On the last day of the Christmas and New Year break, I visited the Babylon exhibition at the British Museum. In spite of all the inconveniences, such as the inadequate information the website about the booking system, the overcrowding, and the annoying fatuity of loud remarks passed by my fellow visitors, I enjoyed it. I was fascinated by the original Babylonian sculptures, artefacts and clay tablets, and the astonishing freshness of the colours, 2,500 years later. Too much of the exhibition was devoted to how people have interpreted Babylon in the centuries since, in portrayals of the Tower of Babel, of Daniel in the lions' den or of Belshazzar's Feast. These were interesting, but how could they justify devoting space to a video of Rastafaraians maundering on about their use of the term Babylon? I'm told Berlin does it all much better and more impressively. I must see for myself.
Towards the end is a display about the representation of Babylon in literature and film, with a huge omission, nothing about E Nesbit, whose use of Babylon in Five Children and It was, apart from the bible, the introduction most British children had to the history of that period.
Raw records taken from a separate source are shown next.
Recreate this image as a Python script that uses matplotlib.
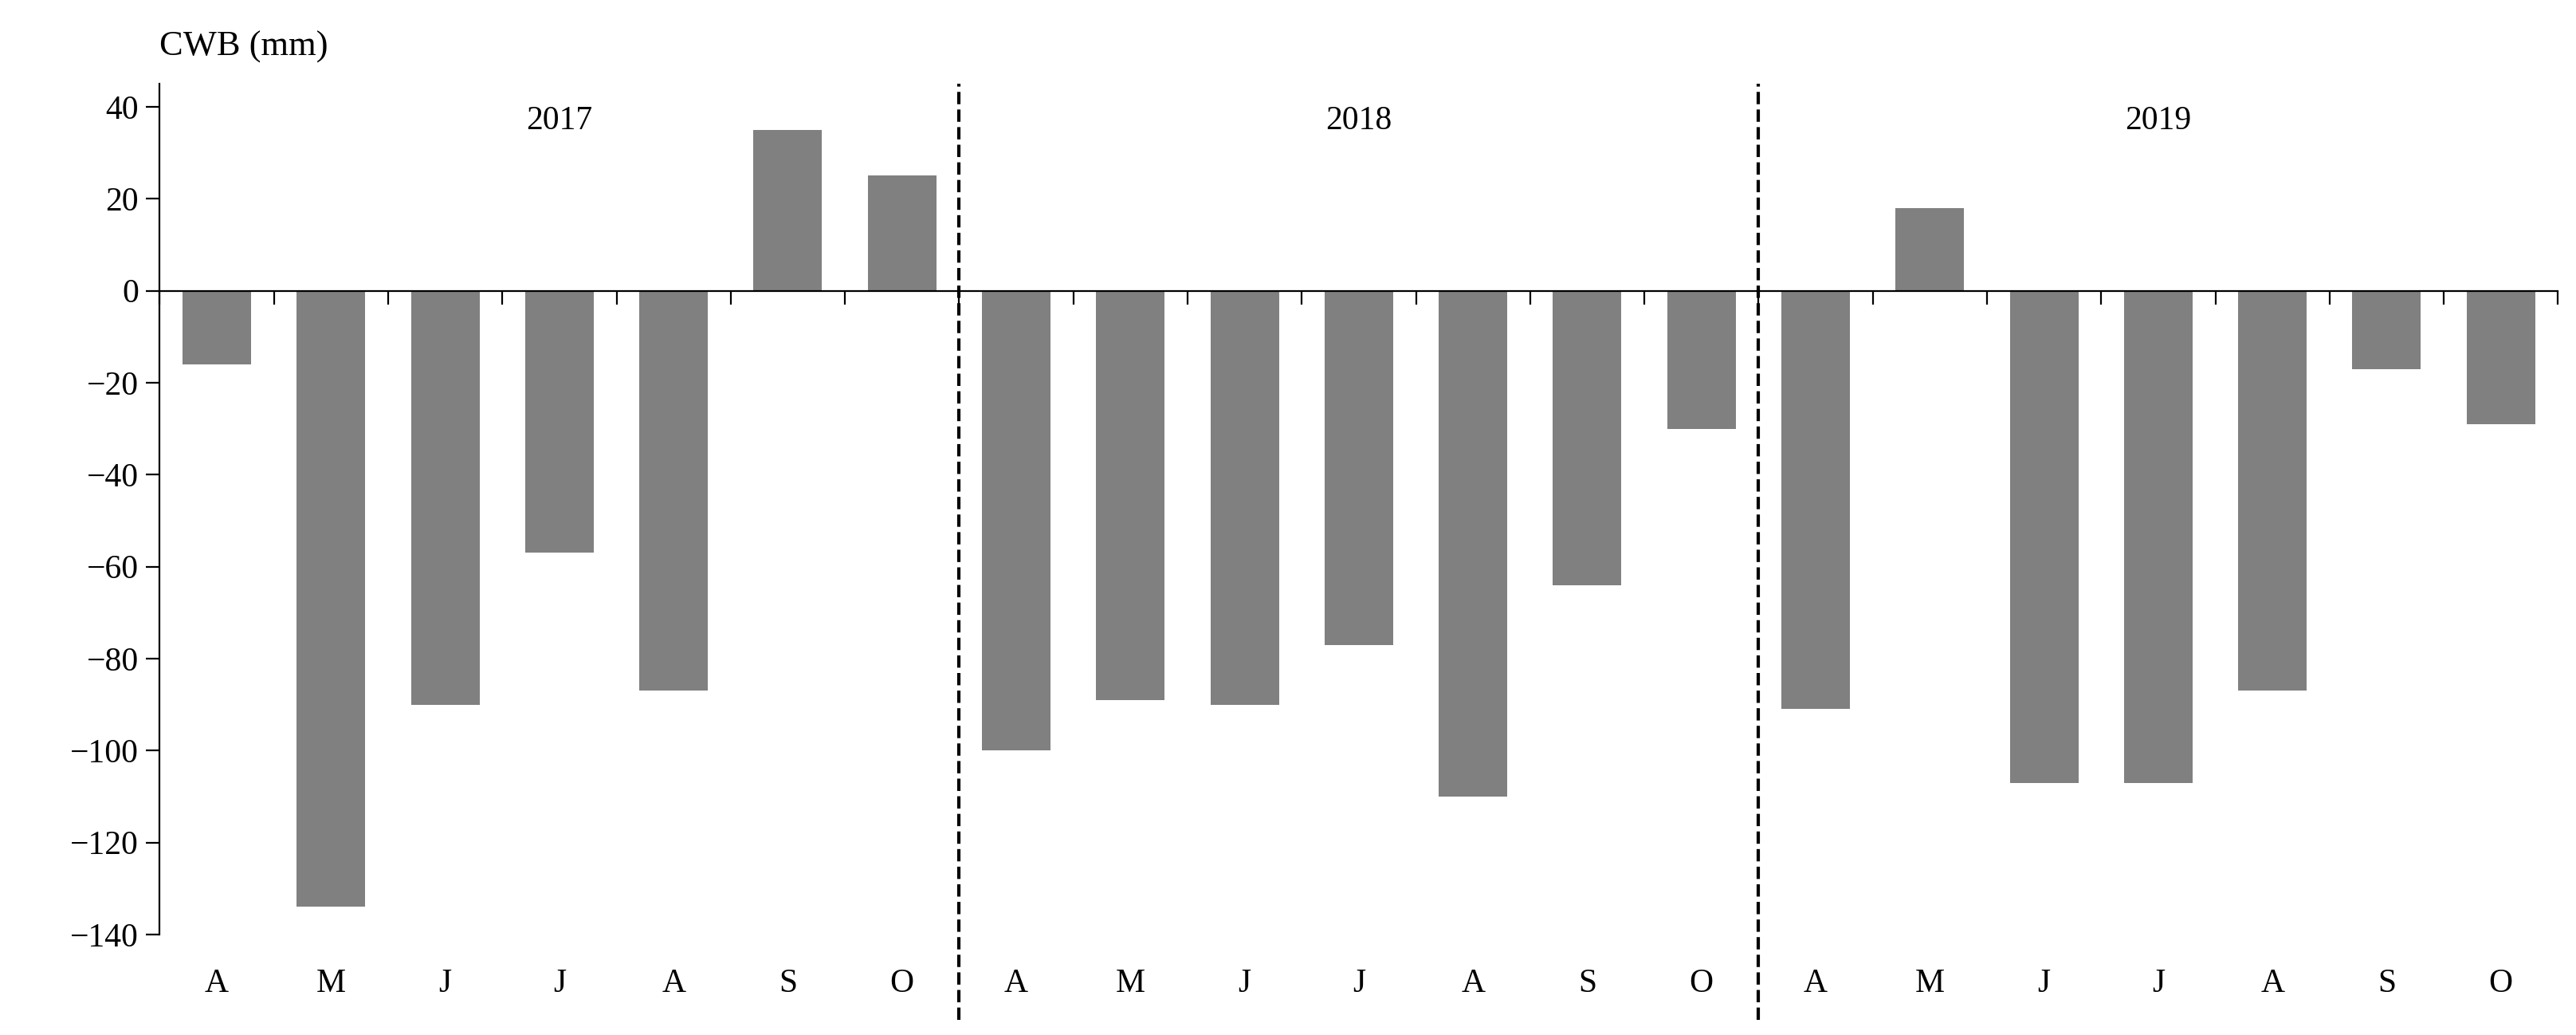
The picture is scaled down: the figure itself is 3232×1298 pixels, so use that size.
import matplotlib.pyplot as plt
import matplotlib.transforms as mtransforms
import numpy as np

plt.rcParams['font.family'] = ['Liberation Serif', 'DejaVu Serif']

years = ['2017', '2018', '2019']
months = ['A', 'M', 'J', 'J', 'A', 'S', 'O']
cwb_2017 = [-16, -134, -90, -57, -87, 35, 25]
cwb_2018 = [-100, -89, -90, -77, -110, -64, -30]
cwb_2019 = [-91, 18, -107, -107, -87, -17, -29]

values = cwb_2017 + cwb_2018 + cwb_2019
labels = months * 3
x = np.arange(len(values))

fig = plt.figure(figsize=(16.16, 6.49), dpi=200)
ax = fig.add_axes([0.062, 0.097, 0.931, 0.822])

ax.bar(x, values, width=0.6, color='#808080')

ax.set_xlim(-0.5, len(values) - 0.5)
ax.set_ylim(-140, 45)
ax.set_yticks(np.arange(-140, 41, 20))
ax.tick_params(axis='y', labelsize=15, direction='out', length=6)

# x axis drawn through zero, labels placed low
ax.spines['bottom'].set_position(('data', 0))
ax.spines['top'].set_visible(False)
ax.spines['right'].set_visible(False)
ax.set_xticks(np.arange(-0.5, len(values), 1))
ax.set_xticklabels([])
ax.tick_params(axis='x', direction='out', length=6)

trans = mtransforms.blended_transform_factory(ax.transData, ax.transAxes)
for xi, lab in zip(x, labels):
    ax.text(xi, -0.04, lab, transform=trans, ha='center', va='top', fontsize=15)

for i, yr in enumerate(years):
    ax.text(i * 7 + 3, 37, yr, ha='center', va='center', fontsize=15)

for b in [6.5, 13.5]:
    ax.plot([b, b], [-0.1, 1.0], transform=trans, color='black',
            linestyle='--', linewidth=1.5, clip_on=False)

fig.text(0.062, 0.955, 'CWB (mm)', ha='left', va='center', fontsize=16)

fig.savefig('out.png', dpi=200)
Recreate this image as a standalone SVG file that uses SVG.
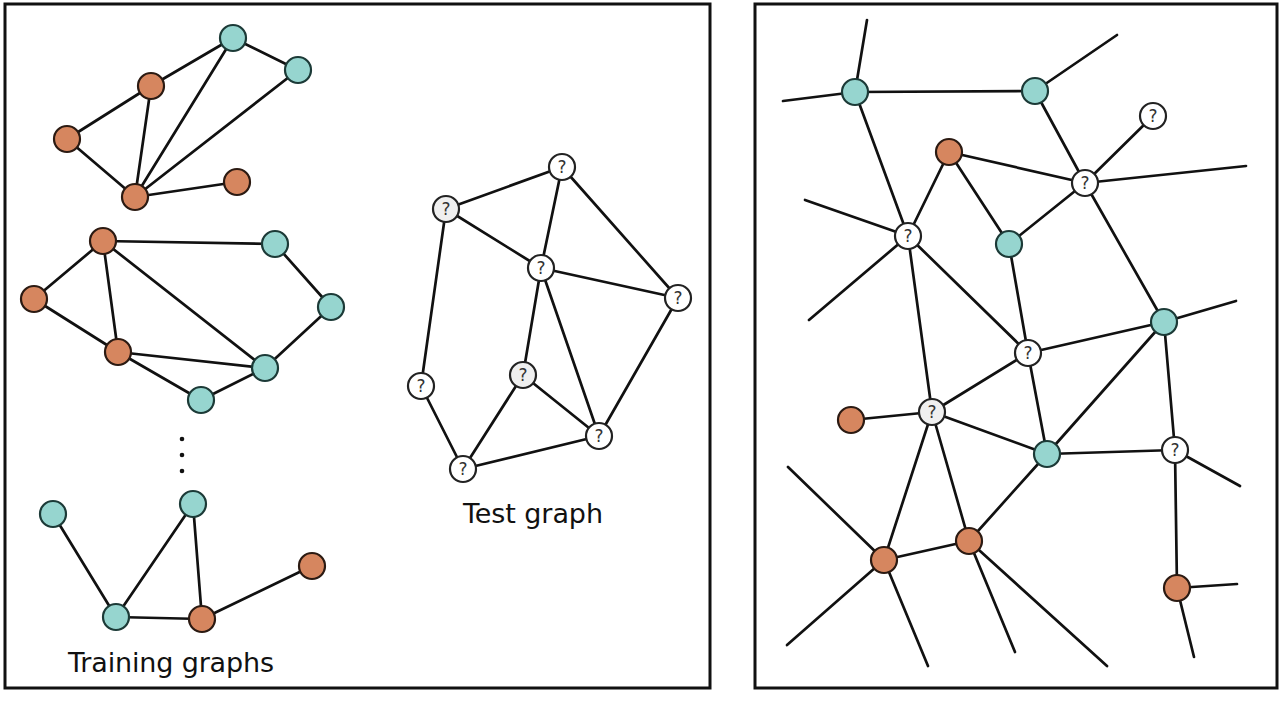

I discovered recently that she had lived for a while with her husband, Hubert Bland, at Crowlink, not far from my home.
There's a video shown at the end about the damage to the site under Saddam Hussein and during and after the 2003 invasion. See the London Review of Books for an account by McGuire Gibson of the University of Chicago, subscription required: http://www.lrb.co.uk/v31/n01/gibs01_.html
I remembered afterwards how, browsing the green degree subject guides provided in the school library while in the sixth form, I had been attracted by the idea of becoming an Assyriologist. I didn't, for the immature and stupid reason that , at that time, I think the only places to study it were Cambridge and SOAS. Having been brought up there, I desperately wanted to leave Cambridge, unlike my father and his father, who saw nothing odd in going to university in the town where they lived. I doubt, too, if I had the considerable skill at languages required.